=== GIVEN DATA ===

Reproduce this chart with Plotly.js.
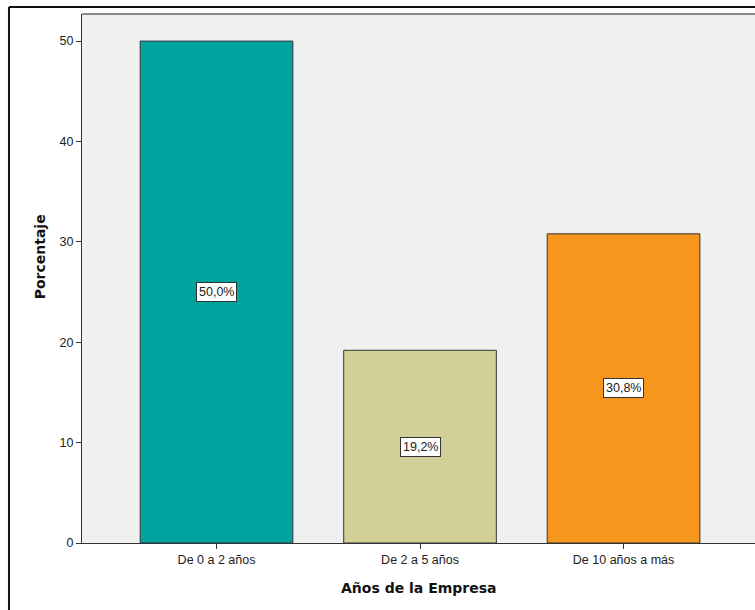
<!DOCTYPE html>
<html>
<head>
<meta charset="utf-8">
<script src="https://cdn.plot.ly/plotly-3.0.1.min.js"></script>
<style>
  html, body { margin: 0; padding: 0; background: #ffffff; }
  #chart { width: 755px; height: 610px; }
</style>
</head>
<body>
<div id="chart"></div>
<script>
// Distribución porcentual según antigüedad de la empresa
const categories = ['De 0 a 2 años', 'De 2 a 5 años', 'De 10 años a más'];
const percentages = [50.0, 19.2, 30.8];
const barColors = ['#00a49e', '#d3cf99', '#f7961e'];
const yTicks = [0, 10, 20, 30, 40, 50];

const fmt = v => v.toFixed(1).replace('.', ',') + '%';
const tickFont = 'Liberation Sans, Arial, sans-serif';
const titleFont = 'DejaVu Sans, Verdana, sans-serif';

const trace = {
  type: 'bar',
  x: categories,
  y: percentages,
  marker: { color: barColors, line: { color: '#333333', width: 1 } },
  hoverinfo: 'x+y'
};

// Value boxes centred inside each bar
const labels = categories.map((c, i) => ({
  x: c,
  y: percentages[i] / 2,
  xref: 'x',
  yref: 'y',
  text: fmt(percentages[i]),
  showarrow: false,
  bgcolor: '#ffffff',
  bordercolor: '#333333',
  borderwidth: 1,
  borderpad: 2,
  font: { family: tickFont, size: 12.5, color: '#222222' }
}));

// Axis titles placed as annotations
labels.push({
  text: '<b>Porcentaje</b>',
  xref: 'paper', yref: 'paper',
  x: -0.0624, y: 0.54,
  xanchor: 'center', yanchor: 'middle',
  textangle: -90,
  showarrow: false,
  font: { family: titleFont, size: 14, color: '#111111' }
});
labels.push({
  text: '<b>Años de la Empresa</b>',
  xref: 'paper', yref: 'paper',
  x: 0.5, y: -0.085,
  xanchor: 'center', yanchor: 'middle',
  showarrow: false,
  font: { family: titleFont, size: 14, color: '#111111' }
});

const layout = {
  width: 755,
  height: 610,
  margin: { l: 82, r: 0, t: 14, b: 67 },
  paper_bgcolor: '#ffffff',
  plot_bgcolor: '#f0f0f0',
  showlegend: false,
  bargap: 0.25,
  font: { family: tickFont, size: 12, color: '#222222' },
  xaxis: {
    type: 'category',
    range: [-0.661, 2.646],
    showgrid: false,
    zeroline: false,
    showline: true,
    linecolor: '#333333',
    linewidth: 1,
    ticks: 'outside',
    ticklen: 5,
    tickcolor: '#333333',
    tickfont: { family: tickFont, size: 12.5, color: '#222222' },
    fixedrange: true
  },
  yaxis: {
    range: [0, 52.7],
    tickvals: yTicks,
    showgrid: false,
    zeroline: false,
    showline: true,
    linecolor: '#333333',
    linewidth: 1,
    ticks: 'outside',
    ticklen: 5,
    tickcolor: '#333333',
    tickfont: { family: tickFont, size: 12.5, color: '#222222' },
    fixedrange: true
  },
  annotations: labels,
  shapes: [
    // top edge of the plotting area
    { type: 'line', xref: 'paper', yref: 'paper', x0: 0, x1: 1, y0: 1, y1: 1,
      line: { color: '#8a8a8a', width: 2 } },
    // outer frame around the figure
    { type: 'line', xref: 'paper', yref: 'paper', x0: -0.1085, x1: 1.05, y0: 1.0132, y1: 1.0132,
      line: { color: '#111111', width: 2 } },
    { type: 'line', xref: 'paper', yref: 'paper', x0: -0.1085, x1: -0.1085, y0: -0.2, y1: 1.0132,
      line: { color: '#111111', width: 2 } }
  ]
};

Plotly.newPlot('chart', [trace], layout, { displayModeBar: false, staticPlot: true });
</script>
</body>
</html>
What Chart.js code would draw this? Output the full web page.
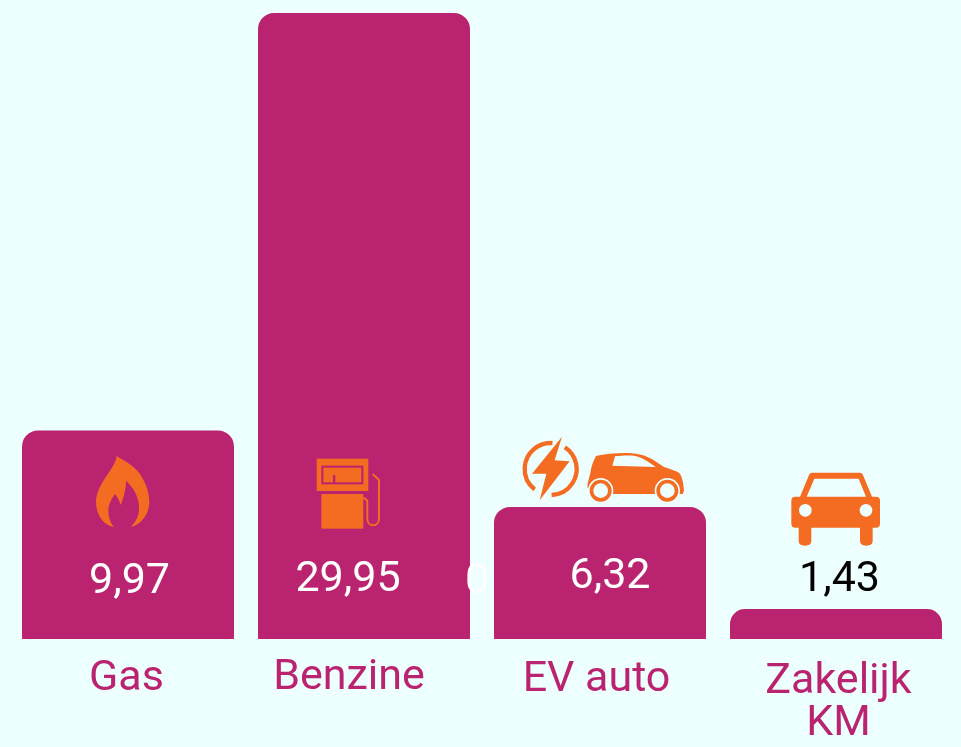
<!DOCTYPE html>
<html lang="nl">
<head>
    <meta charset="UTF-8">
    <title>Kosten per categorie</title>
    <script src="https://cdn.jsdelivr.net/npm/chart.js"></script>
    <style>
        html, body { margin: 0; padding: 0; background: #EEFFFF; overflow: hidden; }
        .chart-container { position: relative; width: 961px; height: 747px; }
    </style>
</head>
<body>
    <div class="chart-container">
        <canvas id="kosten-chart"></canvas>
    </div>

    <script>
        // data
        const categories = ['Gas', 'Benzine', 'EV auto', ['Zakelijk', 'KM']];
        const values = [9.97, 29.95, 6.32, 1.43];
        const strayLabel = '0';

        const pink = '#B9236F';
        const orange = '#F36C21';
        const pale = '#EEFFFF';
        const labelFont = '43px Roboto';

        // label placement, relative to bar centre and axis baseline
        const valueOffsets = [[1.5, -46], [-16, -48], [10, -51], [3.5, -48]];
        const valueColors = ['#FFFFFF', '#FFFFFF', '#FFFFFF', '#000000'];
        const tickOffsets = [[-1.5, 51], [-15, 50], [-3.5, 51.5], [2.5, 54]];
        const tickLineHeight = 42;

        // icons are drawn in 3x units, same as a zoomed crop of the picture
        function flame(ctx) {
            ctx.fillStyle = orange;
            ctx.fill(new Path2D('M80,18 C100,32 135,45 155,80 C170,105 178,130 178,155 C178,195 150,225 122,231 C142,212 150,190 146,160 C142,130 125,108 108,92 C108,120 100,145 92,165 C88,152 82,140 75,132 C62,150 55,165 55,180 C55,202 62,220 72,231 C40,225 18,195 18,155 C18,125 38,95 55,70 C68,50 78,35 80,18 Z'));
        }

        function pump(ctx) {
            ctx.fillStyle = orange;
            ctx.fillRect(20, 20, 155, 97);
            ctx.fillRect(34, 126, 126, 104);
            ctx.strokeStyle = pink;
            ctx.lineWidth = 6;
            ctx.strokeRect(37, 44, 120, 50);
            ctx.fillStyle = pink;
            ctx.fillRect(69, 69, 7, 26);
            ctx.strokeStyle = orange;
            ctx.lineWidth = 6;
            ctx.stroke(new Path2D('M188,66 L207,84 L207,200 C207,226 172,226 172,200 L172,152 C172,144 168,140 160,138'));
        }

        function bolt(ctx) {
            ctx.strokeStyle = orange;
            ctx.fillStyle = orange;
            ctx.lineWidth = 13;
            ctx.beginPath();
            ctx.arc(98, 111, 78, -86 * Math.PI / 180, 128 * Math.PI / 180, true);
            ctx.stroke();
            ctx.beginPath();
            ctx.arc(98, 111, 78, -57 * Math.PI / 180, 88 * Math.PI / 180);
            ctx.stroke();
            ctx.fill(new Path2D('M132,14 L110,85 L155,88 L65,205 L85,125 L42,125 Z'));
        }

        function wheel(ctx, cx, cy) {
            [[38, pale], [33, orange], [22, pale]].forEach(([r, color]) => {
                ctx.fillStyle = color;
                ctx.beginPath();
                ctx.arc(cx, cy, r, 0, Math.PI * 2);
                ctx.fill();
            });
        }

        function evCar(ctx) {
            ctx.fillStyle = orange;
            ctx.fill(new Path2D('M10,118 C10,100 18,85 20,70 C22,55 28,38 36,24 C60,18 90,15 125,15 C160,15 185,22 205,34 L240,57 C260,64 275,68 285,74 C295,84 298,105 300,128 L296,138 L30,138 Z'));
            ctx.fillStyle = pale;
            ctx.fill(new Path2D('M93,25 C115,22 135,22 150,23 C175,28 195,42 215,57 L85,53 Z'));
            wheel(ctx, 50, 128);
            wheel(ctx, 250, 128);
        }

        function car(ctx) {
            ctx.fillStyle = orange;
            ctx.fill(new Path2D('M78,20 L222,20 Q228,20 231,27 L258,92 L270,92 Q282,92 282,104 L282,173 Q282,185 270,185 L260,185 L260,225 Q260,239 241,239 Q222,239 222,225 L222,185 L76,185 L76,225 Q76,239 57,239 Q38,239 38,225 L38,185 L28,185 Q16,185 16,173 L16,104 Q16,92 28,92 L42,92 L69,27 Q72,20 78,20 Z'));
            ctx.fillStyle = pale;
            ctx.fill(new Path2D('M85,38 L218,38 L240,92 L62,92 Z'));
            [58, 240].forEach(cx => {
                ctx.beginPath();
                ctx.arc(cx, 133, 19, 0, Math.PI * 2);
                ctx.fill();
            });
        }

        // index of the bar, offset of the icon's box from bar centre / baseline
        const icons = [
            { bar: 0, dx: -38, dy: -189, draw: flame },
            { bar: 1, dx: -54, dy: -187, draw: pump },
            { bar: 2, dx: -82, dy: -207, draw: bolt },
            { bar: 2, dx: -16, dy: -191, draw: evCar },
            { bar: 3, dx: -50, dy: -173, draw: car }
        ];

        const annotations = {
            id: 'annotations',
            afterDatasetsDraw(chart) {
                const ctx = chart.ctx;
                const xScale = chart.scales.x;
                const base = chart.scales.y.getPixelForValue(0);

                icons.forEach(icon => {
                    ctx.save();
                    ctx.translate(xScale.getPixelForValue(icon.bar) + icon.dx, base + icon.dy);
                    ctx.scale(1 / 3, 1 / 3);
                    icon.draw(ctx);
                    ctx.restore();
                });

                ctx.save();
                ctx.font = labelFont;
                ctx.textAlign = 'center';
                ctx.textBaseline = 'alphabetic';

                values.forEach((value, i) => {
                    const x = xScale.getPixelForValue(i);
                    ctx.fillStyle = valueColors[i];
                    ctx.fillText(value.toFixed(2).replace('.', ','), x + valueOffsets[i][0], base + valueOffsets[i][1]);

                    const lines = [].concat(categories[i]);
                    ctx.fillStyle = pink;
                    lines.forEach((line, n) => {
                        ctx.fillText(line, x + tickOffsets[i][0], base + tickOffsets[i][1] + n * tickLineHeight);
                    });
                });

                // leftover white label sitting in the gap after the second bar
                ctx.fillStyle = '#FFFFFF';
                ctx.fillText(strayLabel, xScale.getPixelForValue(1) + 113, base - 46);
                ctx.restore();
            }
        };

        new Chart(document.getElementById('kosten-chart').getContext('2d'), {
            type: 'bar',
            data: {
                labels: categories,
                datasets: [{
                    data: values,
                    backgroundColor: pink,
                    barPercentage: 212 / 236,
                    categoryPercentage: 1,
                    borderRadius: { topLeft: 16, topRight: 16, bottomLeft: 0, bottomRight: 0 },
                    borderSkipped: false
                }]
            },
            options: {
                responsive: true,
                maintainAspectRatio: false,
                animation: false,
                layout: { padding: { left: 10, right: 7, top: 13, bottom: 108 } },
                plugins: {
                    legend: { display: false },
                    tooltip: { enabled: false }
                },
                scales: {
                    x: { display: false },
                    y: { display: false, min: 0, max: 29.95 }
                }
            },
            plugins: [annotations]
        });
    </script>
</body>
</html>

===

> _OBJECTIVE_
Quote the lines above exactly, starting with the one that has "What Chart.js code" and ending with the one that has "const tickLineHeight = 42;"; drop the pictures and include nothing else.

> _THE SOLUTION_
What Chart.js code would draw this? Output the full web page.
<!DOCTYPE html>
<html lang="nl">
<head>
    <meta charset="UTF-8">
    <title>Kosten per categorie</title>
    <script src="https://cdn.jsdelivr.net/npm/chart.js"></script>
    <style>
        html, body { margin: 0; padding: 0; background: #EEFFFF; overflow: hidden; }
        .chart-container { position: relative; width: 961px; height: 747px; }
    </style>
</head>
<body>
    <div class="chart-container">
        <canvas id="kosten-chart"></canvas>
    </div>

    <script>
        // data
        const categories = ['Gas', 'Benzine', 'EV auto', ['Zakelijk', 'KM']];
        const values = [9.97, 29.95, 6.32, 1.43];
        const strayLabel = '0';

        const pink = '#B9236F';
        const orange = '#F36C21';
        const pale = '#EEFFFF';
        const labelFont = '43px Roboto';

        // label placement, relative to bar centre and axis baseline
        const valueOffsets = [[1.5, -46], [-16, -48], [10, -51], [3.5, -48]];
        const valueColors = ['#FFFFFF', '#FFFFFF', '#FFFFFF', '#000000'];
        const tickOffsets = [[-1.5, 51], [-15, 50], [-3.5, 51.5], [2.5, 54]];
        const tickLineHeight = 42;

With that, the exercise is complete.